I wonder why Daria is convinced this is only for the white bride? I actually skimmed back through it looking for such biased verbage. Was it the trend towards sofas, old fashioned calligraphy or lace that offended you with such obvious prejudice? It never ceases to amaze me how some people are hung up on subjectively feeling inclusive, when nothing intimates exclusivity. We’re a country founded on oppression & comments like that only further the trend of prejudice… the preconceived opinion that is not based on reason. Daria, if you’re looking for stereotypical trends, maybe try a less inclusive site that doesn’t cater to all southern girls.


Susan Says:
February 17th, 2014 at 8:04 am

Don’t race bait Daria. Do recipes have a race? Can Lush flowers only be used by whites? Yep, a jamming band is certainly a “white thing” only. We can’t forget how racist those pies can be also.

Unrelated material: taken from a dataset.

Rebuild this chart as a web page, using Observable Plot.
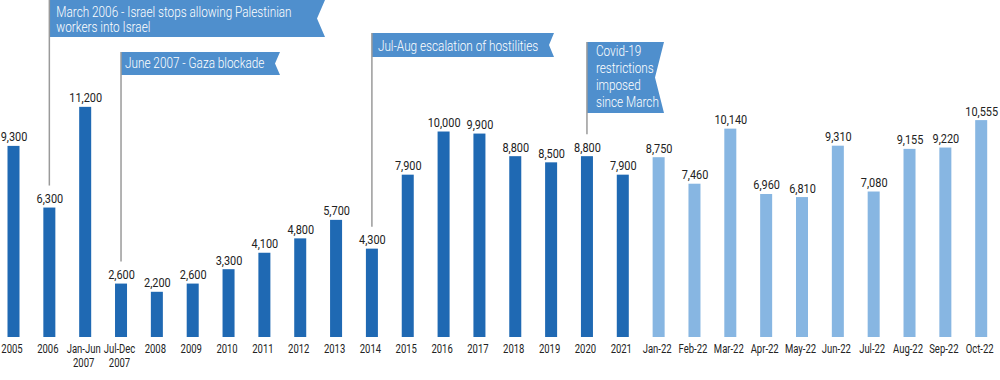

Not one of the 14 points in this article are for a particular race why are you trying to make this about race?


Imniah Says:
February 17th, 2014 at 10:12 am

@ DARIA NEAL!

I CONCUR! Too often mainstream media and other outlets are so focused on themselves that the fail to include a MULTITUDE of other cultures and ethnicities. It’s REALLY UNBECOMING and myopic-minded in its’ presentation.


Nanni Says:
April 12th, 2014 at 8:51 pm

Maybe Daria’s comment could have been put more politely, but it is true that this was written non-inclusive of people of color. Everyone complaining at Daria’s comment: Learn to accept it for what it is rather than being defensive, which isn’t changing anything in the article. It is what it is. Don’t need to get all angry either…just take the comment to gain awareness and mindfulness of people other than yourselves in future readings or situations. Don’t start shutting them down like they don’t matter.